Women wanting to succeed in business need to trust their instincts and not listen to the critics, a conference in Auckland heard yesterday.
About 140 delegates gathered at the Global Women event to hear chief executives, managers, directors and businesswomen discuss their successes and the challenges they have faced.
Although membership to the forum is restricted, anyone could attend the conference to hear and meet speakers.
These included Saatchi & Saatchi's chief executive Nicola Bell and Sarah Paykel, who helped establish bath and body company Lush in Australia and owns her own PR company. TV presenter Alison Mau was MC.
Paykel chaired a panel on how to fast-track entrepreneurial businesses, and said the forum wanted to provide collective support and encouragement for women in the workforce.
Start-up companies needed to clearly understand their market, have a goal, a vision and be prepared to seek help and hire people with qualifications they didn't have, Paykel said.

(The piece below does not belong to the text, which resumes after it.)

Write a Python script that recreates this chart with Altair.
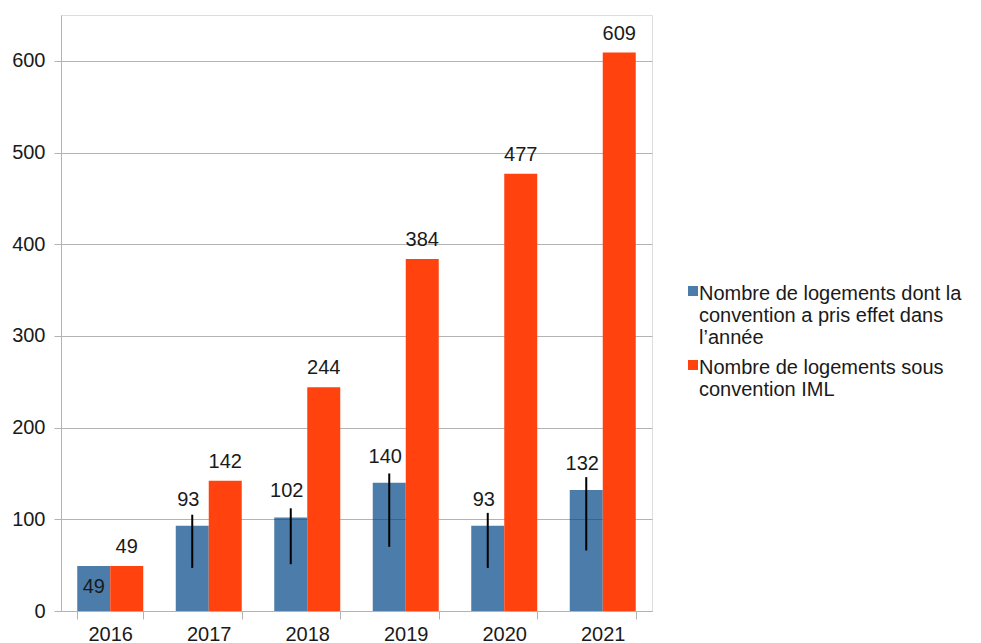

"You have to stay motivated. When it's your own business, you're delivering to yourself. You live and breathe your business.
"You need to know your market and be single minded, and really brave. You can't take no for an answer, and care what anyone says. You have to take knockbacks and explore every avenue, you have to explore. You need to be tenacious."
Paykel said there were many challenges for start-up businesses and most fledgling firms failed. Funding was a key issue for many companies. The first injection of money often came from personal savings or family money before banks came on board, and funding difficulties could restrict businesses in the beginning, she said.
Paykel said doing business in Australia had its own challenges but the Australians celebrated success and weren't afraid to be proud of their achievements, whereas Kiwis tended to be more humble.
This was an attitude that needed to change to encourage more entrepreneurs, Justine Troy, former shareholder in 42Below, said.
There needed to be a shift of attitude to combat the "tall poppy" syndrome and that started with education at school level, Troy said. "We're [incredibly] humble. But we need to breed winners, it's about winning. We are so scared to put people on a podium."
Troy said she and husband and business partner Geoff Ross had a "gut feeling" that the business would be a success, even when everyone said "no".
Global Women board member, and director of WebSphere Software Group for IBM in Shanghai, Katrina Troughton said the organisation was about building a community of senior leaders who could share knowledge and information with the female workforce.
"It's about passing on experience and inspiring new leaders. It's about sharing information and skills, to the next generation of leaders."
She said age was not a factor in becoming a business success. "There are people working into their late 60s now - women who start new careers in their 50s," Troughton said.